Unidentified gunmen on Saturday attacked the central prison in Niger's capital, opening fire on the guards and fighting their way inside the complex, according to a state security agent who said he was 40 meters (yards) from the prison when the incident occurred.

Souleymane Magagi said he saw more than one guard fall, though he could not be sure whether they were wounded or dead, because he had to run for cover. Magagi said the fighting started at around 3:30 p.m. local time and continued inside the prison, where he said several fighters from the Nigerian extremist group, Boko Haram, were currently incarcerated.

"Armed men came and attacked the central prison. They shot at the guards and were able to penetrate the prison, probably to liberate their colleagues. They are likely elements of MUJAO and Boko Haram," he said.

An Associated Press reporter who rushed to the scene was unable to get close because the roads leading to the prison had been roped off. The prison attack comes less than two weeks after Islamic extremists carried out one of the boldest attacks in recent years when suicide bombers infiltrated the Nigerien towns of Agadez and Arlit, and succeeded in detonating explosives inside a military camp and a French-operated uranium mine, killing 35 people, include the jihadists. Both those attacks were claimed by the Movement for Oneness and Jihad in West Africa, or MUJAO, and by "Those Who Sign in Blood," the six-month-old terror cell of Algerian jihadist Moktar Belmoktar, who earlier carried out the Jan. 16 assault on a BP-operated gas plant in Ain Amenas, Algeria.

The number of casualties in the prison attack could not immediately be confirmed, and government numbers rang unanswered.
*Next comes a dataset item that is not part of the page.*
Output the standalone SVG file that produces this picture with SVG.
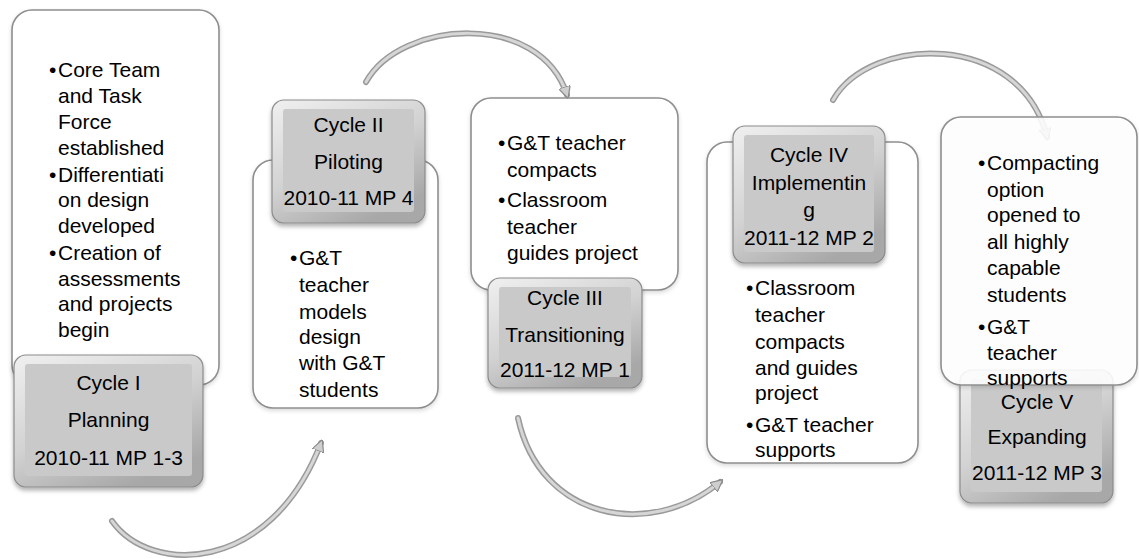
<svg xmlns="http://www.w3.org/2000/svg" width="1139" height="559" viewBox="0 0 1139 559">
<defs>
<style>
text{font-family:"Liberation Sans",Arial,sans-serif;font-size:21px;fill:#000}
.c{text-anchor:middle}
.wbox{fill:#fff;stroke:#8e8e8e;stroke-width:1.6}
.gout{fill:url(#bev);stroke:#8c8c8c;stroke-width:1.2}
.gin{fill:#c9c9c9}
.arcO{fill:none;stroke:#9a9a9a;stroke-width:6;stroke-linecap:round}
.arcI{fill:none;stroke:#d6d6d6;stroke-width:3;stroke-linecap:round}
</style>
<linearGradient id="bev" x1="0" y1="0" x2="0.6" y2="1">
<stop offset="0" stop-color="#f0f0f0"/>
<stop offset="0.55" stop-color="#d2d2d2"/>
<stop offset="1" stop-color="#a8a8a8"/>
</linearGradient>
<filter id="sh" x="-10%" y="-10%" width="120%" height="125%">
<feDropShadow dx="0" dy="3" stdDeviation="2" flood-color="#000" flood-opacity="0.3"/>
</filter>
<filter id="shw" x="-10%" y="-10%" width="120%" height="120%">
<feDropShadow dx="0" dy="2" stdDeviation="2" flood-color="#000" flood-opacity="0.15"/>
</filter>
<marker id="ah" viewBox="0 0 10 10" refX="7" refY="5" markerWidth="12" markerHeight="12" markerUnits="userSpaceOnUse" orient="auto">
<path d="M0,0 L10,5 L0,10 z" fill="#cfcfcf" stroke="#8a8a8a" stroke-width="1"/>
</marker>
</defs>
<rect width="1139" height="559" fill="#fff"/>

<g id="node1">
<rect class="wbox" filter="url(#shw)" x="12" y="10" width="207" height="375" rx="20"/>
<text x="49" y="77">•</text><text x="58" y="77">Core Team</text>
<text x="58" y="103">and Task</text>
<text x="58" y="129">Force</text>
<text x="58" y="155">established</text>
<text x="49" y="182">•</text><text x="58" y="182">Differentiati</text>
<text x="58" y="207">on design</text>
<text x="58" y="233">developed</text>
<text x="49" y="260">•</text><text x="58" y="260">Creation of</text>
<text x="58" y="286">assessments</text>
<text x="58" y="311">and projects</text>
<text x="58" y="337">begin</text>
<rect class="gout" filter="url(#sh)" x="14" y="355" width="189" height="132" rx="12"/>
<rect class="gin" x="25" y="364" width="167" height="112" rx="3"/>
<text class="c" x="108.5" y="390">Cycle I</text>
<text class="c" x="108.5" y="427">Planning</text>
<text class="c" x="108.5" y="465">2010-11 MP 1-3</text>
</g>

<g id="node2">
<rect class="wbox" filter="url(#shw)" x="253" y="160" width="185" height="248" rx="20"/>
<text x="290" y="265">•</text><text x="299" y="265">G&amp;T</text>
<text x="299" y="292">teacher</text>
<text x="299" y="319">models</text>
<text x="299" y="344">design</text>
<text x="299" y="370">with G&amp;T</text>
<text x="299" y="397">students</text>
<rect class="gout" filter="url(#sh)" x="272" y="100" width="153" height="123" rx="12"/>
<rect class="gin" x="283" y="109" width="131" height="103" rx="3"/>
<text class="c" x="348.5" y="132">Cycle II</text>
<text class="c" x="348.5" y="169">Piloting</text>
<text class="c" x="348.5" y="205">2010-11 MP 4</text>
</g>

<g id="node3">
<rect class="wbox" filter="url(#shw)" x="471" y="98" width="207" height="192" rx="20"/>
<text x="498" y="150">•</text><text x="507" y="150">G&amp;T teacher</text>
<text x="507" y="177">compacts</text>
<text x="498" y="207">•</text><text x="507" y="207">Classroom</text>
<text x="507" y="234">teacher</text>
<text x="507" y="260">guides project</text>
<rect class="gout" filter="url(#sh)" x="488" y="278" width="154" height="110" rx="12"/>
<rect class="gin" x="499" y="287" width="132" height="90" rx="3"/>
<text class="c" x="565" y="305">Cycle III</text>
<text class="c" x="565" y="342">Transitioning</text>
<text class="c" x="565" y="377">2011-12 MP 1</text>
</g>

<g id="node4">
<rect class="wbox" filter="url(#shw)" x="707" y="142" width="211" height="321" rx="20"/>
<text x="746" y="295">•</text><text x="755" y="295">Classroom</text>
<text x="755" y="322">teacher</text>
<text x="755" y="349">compacts</text>
<text x="755" y="375">and guides</text>
<text x="755" y="400">project</text>
<text x="746" y="432">•</text><text x="755" y="432">G&amp;T teacher</text>
<text x="755" y="457">supports</text>
<rect class="gout" filter="url(#sh)" x="733" y="126" width="152" height="137" rx="12"/>
<rect class="gin" x="744" y="135" width="130" height="117" rx="3"/>
<text class="c" x="809" y="162">Cycle IV</text>
<text class="c" x="809" y="190">Implementin</text>
<text class="c" x="809" y="217">g</text>
<text class="c" x="809" y="245">2011-12 MP 2</text>
</g>

<g id="connectors">
<path class="arcO" d="M112,521 C150,575 270,575 321,443"/>
<path class="arcI" d="M112,521 C150,575 270,575 321,443" marker-end="url(#ah)"/>
<path class="arcO" d="M366,82 C400,20 540,10 567,95"/>
<path class="arcI" d="M366,82 C400,20 540,10 567,95" marker-end="url(#ah)"/>
<path class="arcO" d="M518,418 C540,520 650,540 720,482"/>
<path class="arcI" d="M518,418 C540,520 650,540 720,482" marker-end="url(#ah)"/>
<path class="arcO" d="M833,100 C870,35 1020,30 1047,137"/>
<path class="arcI" d="M833,100 C870,35 1020,30 1047,137" marker-end="url(#ah)"/>
</g>

<g id="node5">
<rect class="gout" filter="url(#sh)" x="960" y="370" width="153" height="133" rx="12"/>
<rect class="gin" x="971" y="379" width="131" height="113" rx="3"/>
<rect class="wbox" filter="url(#shw)" x="941" y="117" width="196" height="268" rx="20" fill-opacity="0.88"/>
<text x="978" y="170">•</text><text x="987" y="170">Compacting</text>
<text x="987" y="197">option</text>
<text x="987" y="222">opened to</text>
<text x="987" y="249">all highly</text>
<text x="987" y="275">capable</text>
<text x="987" y="302">students</text>
<text x="978" y="334">•</text><text x="987" y="334">G&amp;T</text>
<text x="987" y="360">teacher</text>
<text x="987" y="385">supports</text>
<text class="c" x="1037" y="409">Cycle V</text>
<text class="c" x="1037" y="444">Expanding</text>
<text class="c" x="1037" y="480">2011-12 MP 3</text>
</g>
</svg>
If Magagi's assessment is correct, and the attackers include both MUJAO and Boko Haram members, it will be the first conclusive evidence that the Mali-based and the Nigerian-based extremists are working together. Analysts have long warned that the disparate radical groups in the band of countries at the base of Africa's Sahara desert are sharing training and know-how and plan to carry out joint operations, laying the groundwork for an "arc of instability" that will stretch from Mauritania on the continent's Atlantic Coast, all the way to Somalia, on its eastern Indian Ocean seabord.